America’s antitrust policy, which originated in 1890, protects competition by blocking mergers likely to lead to higher prices, preventing firms from knocking rivals out of the market to raise prices, and attacking price-fixing and other unethical backroom deals between companies. Over the last 60 years, the antitrust laws have been applied, for the most part, in a consistent and bipartisan way, with Democrats slightly more likely than Republicans to challenge cases where there is a serious argument on both sides.

The non-interventionists heading Bush’s Justice Department do, of course, recognize that problems with competition may arise when firms are left to their own devices. But they think government intervention usually makes things worse. In terms of policy, they defend antitrust enforcement when it attacks cartels and mergers that create near-monopolies, but not when it challenges supposedly lesser offenses, as when monopolists prevent competition by denying their rivals access, without a good reason, to key inputs, distribution channels, or intellectual property they had previously shared.

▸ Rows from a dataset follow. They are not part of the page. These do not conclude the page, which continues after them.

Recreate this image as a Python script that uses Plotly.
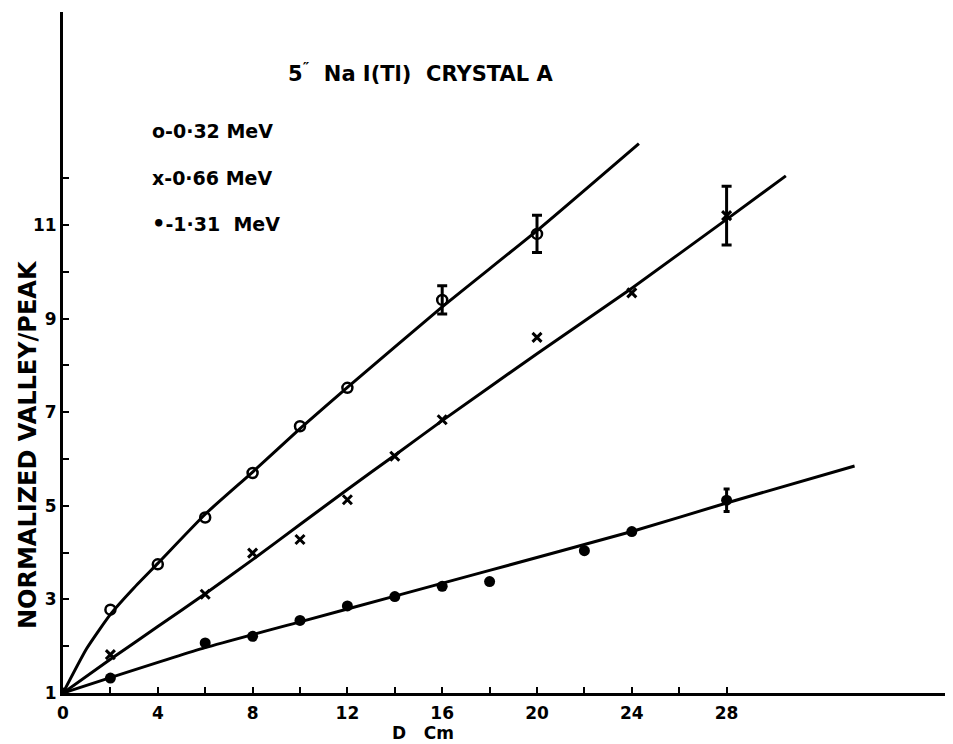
import plotly.graph_objects as go

# ---- data ----
d_032 = [2, 4, 6, 8, 10, 12, 16, 20]
v_032 = [2.78, 3.75, 4.75, 5.70, 6.70, 7.52, 9.40, 10.81]
err_032_x = [16, 20]
err_032_y = [9.40, 10.81]
err_032_e = [0.30, 0.40]

d_066 = [2, 6, 8, 10, 12, 14, 16, 20, 24, 28]
v_066 = [1.82, 3.11, 3.99, 4.28, 5.13, 6.06, 6.84, 8.60, 9.55, 11.20]
err_066_x = [28]
err_066_y = [11.20]
err_066_e = [0.63]

d_131 = [0, 2, 6, 8, 10, 12, 14, 16, 18, 22, 24, 28]
v_131 = [1.0, 1.32, 2.07, 2.21, 2.55, 2.86, 3.06, 3.28, 3.38, 4.04, 4.45, 5.12]
err_131_x = [28]
err_131_y = [5.12]
err_131_e = [0.24]

# hand-drawn fitted curves
fit_032_x = [0, 1, 2, 3, 4, 6, 8, 10, 12, 16, 20, 24.3]
fit_032_y = [1.0, 1.95, 2.68, 3.25, 3.77, 4.82, 5.72, 6.65, 7.53, 9.25, 10.88, 12.74]
fit_066_x = [0, 2, 4, 6, 8, 10, 12, 14, 16, 20, 24, 28, 30.5]
fit_066_y = [1.0, 1.72, 2.42, 3.12, 3.85, 4.6, 5.35, 6.08, 6.82, 8.25, 9.65, 11.12, 12.05]
fit_131_x = [0, 2, 6, 10, 14, 18, 24, 28, 33.4]
fit_131_y = [1.0, 1.33, 1.97, 2.52, 3.07, 3.62, 4.45, 5.06, 5.85]

x_ticks = list(range(0, 30, 2))
x_labels = [str(v) if v % 4 == 0 else " " for v in x_ticks]
y_ticks = list(range(1, 13))
y_labels = [str(v) if v % 2 == 1 else " " for v in y_ticks]

title_text = "5<sup>″</sup>  Na I(Tl)  CRYSTAL A"
legend_texts = ["o-0·32 MeV", "x-0·66 MeV",
                '<span style="font-size:21px">•</span>-1·31  MeV']
x_title = "D   Cm"
y_title = "NORMALIZED VALLEY/PEAK"

FONT = "DejaVu Sans"
OFF = 8                      # page body margin of the html page
PW, PH = 953, 744            # window size
W, H = PW - OFF, PH - OFF    # figure size
AX_L, AX_B, AX_T = 63, 693, 12   # axes position in window pixels
L, R = AX_L - OFF, 0
T = AX_T - OFF
B = H - (AX_B - OFF)

def px(x):   # window pixel -> paper
    return (x - OFF - L) / (W - L - R)

def py(y):
    return (H - B - (y - OFF)) / (H - T - B)

fig = go.Figure()
for fx, fy in [(fit_032_x, fit_032_y), (fit_066_x, fit_066_y), (fit_131_x, fit_131_y)]:
    fig.add_trace(go.Scatter(x=fx, y=fy, mode="lines",
                             line=dict(color="black", width=3, shape="spline", smoothing=0.5),
                             hoverinfo="skip", showlegend=False))

for ex, ey, ee, cw in [(err_032_x, err_032_y, err_032_e, 5), (err_066_x, err_066_y, err_066_e, 5),
                        (err_131_x, err_131_y, err_131_e, 3)]:
    fig.add_trace(go.Scatter(x=ex, y=ey, mode="markers", marker=dict(size=1, color="black"),
                             error_y=dict(type="data", array=ee, visible=True, color="black",
                                          thickness=3, width=cw),
                             showlegend=False, hoverinfo="skip"))

fig.add_trace(go.Scatter(x=d_032, y=v_032, mode="markers",
                         marker=dict(symbol="circle-open", size=10, color="black", line=dict(width=2.5)),
                         name="0.32 MeV", showlegend=False))
fig.add_trace(go.Scatter(x=d_066, y=v_066, mode="markers",
                         marker=dict(symbol="x-thin-open", size=9, color="black", line=dict(width=3, color="black")),
                         name="0.66 MeV", showlegend=False))
fig.add_trace(go.Scatter(x=d_131, y=v_131, mode="markers",
                         marker=dict(symbol="circle", size=11, color="black"),
                         name="1.31 MeV", showlegend=False))

xmax = (W - L - R) / 23.7
ymax = 1 + (H - T - B) / 46.8

fig.update_xaxes(range=[0, xmax], showline=True, linecolor="black", linewidth=3,
                 showgrid=False, zeroline=False, ticks="inside", ticklen=6, tickwidth=2,
                 tickcolor="black", tickvals=x_ticks, ticktext=x_labels, ticklabelstandoff=3,
                 tickfont=dict(family=FONT, size=17, color="black", weight="bold"))
fig.update_yaxes(range=[1, ymax], showline=True, linecolor="black", linewidth=3,
                 showgrid=False, zeroline=False, ticks="inside", ticklen=6, tickwidth=2,
                 tickcolor="black", tickvals=y_ticks, ticktext=y_labels, ticklabelstandoff=0,
                 tickfont=dict(family=FONT, size=17, color="black", weight="bold"))

annos = [
    dict(x=px(420), y=py(72), text=title_text, xanchor="center", yanchor="middle",
         font=dict(family=FONT, size=21, color="black", weight="bold")),
    dict(x=px(423), y=py(745), text=x_title, xanchor="center", yanchor="bottom",
         font=dict(family=FONT, size=17, color="black", weight="bold")),
    dict(x=px(28), y=py(445), text=y_title, textangle=-90, xanchor="center", yanchor="middle",
         font=dict(family=FONT, size=24, color="black", weight="bold")),
]
for txt, yy in zip(legend_texts, [131, 178, 224]):
    annos.append(dict(x=px(150), y=py(yy), text=txt, xanchor="left", yanchor="middle",
                      font=dict(family=FONT, size=19, color="black", weight="bold")))
for a in annos:
    a.update(xref="paper", yref="paper", showarrow=False)

fig.update_layout(width=W, height=H, margin=dict(l=L, r=R, t=T, b=B, pad=0),
                  paper_bgcolor="white", plot_bgcolor="white", annotations=annos,
                  showlegend=False)

fig.write_html("out.html")
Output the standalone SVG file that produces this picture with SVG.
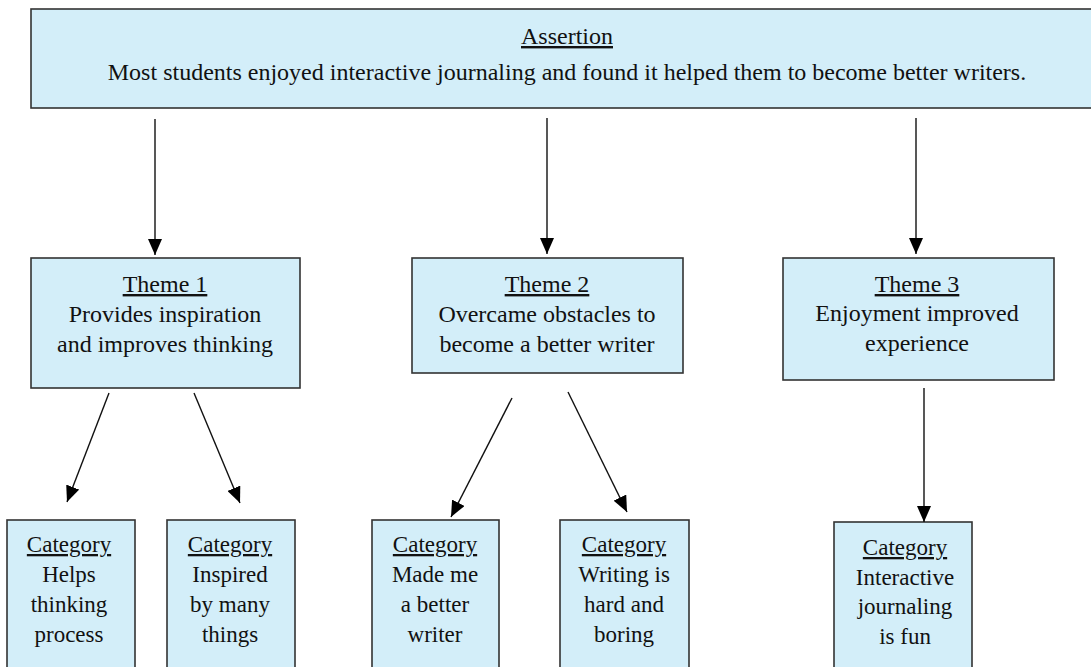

The rift between FTC’s traditionalists and Justice’s non-interventionists is not just some arcane interagency spat. Competition gives firms the incentive to keep prices low and introduce new products. Absent antitrust, moreover, our uneasy political choice would be between laissez-faire and direct regulation. Take the 2001 settlement of the Microsoft monopolization case, an early warning that the Bush Justice Department might treat potential monopolists with more friendliness than past departments would have. The case had originally been brought by the Justice Department in 1998, under then-antitrust head Joel Klein. According to the Justice Department at the time, the automatic pairing of Internet Explorer with Microsoft Windows, along with deals Microsoft made with personal computer manufacturers and Internet service providers to discourage owners of Windows-equipped computers from using Netscape Navigator, squelched competition. The case bounced around between different courts until the fall of 2001, when Bush’s new Justice Department under antitrust chief Charles James negotiated a settlement that fell far, far short of solving the competitive problem--giving a major victory to Microsoft and to any companies seeking to push the bounds of antitrust policy.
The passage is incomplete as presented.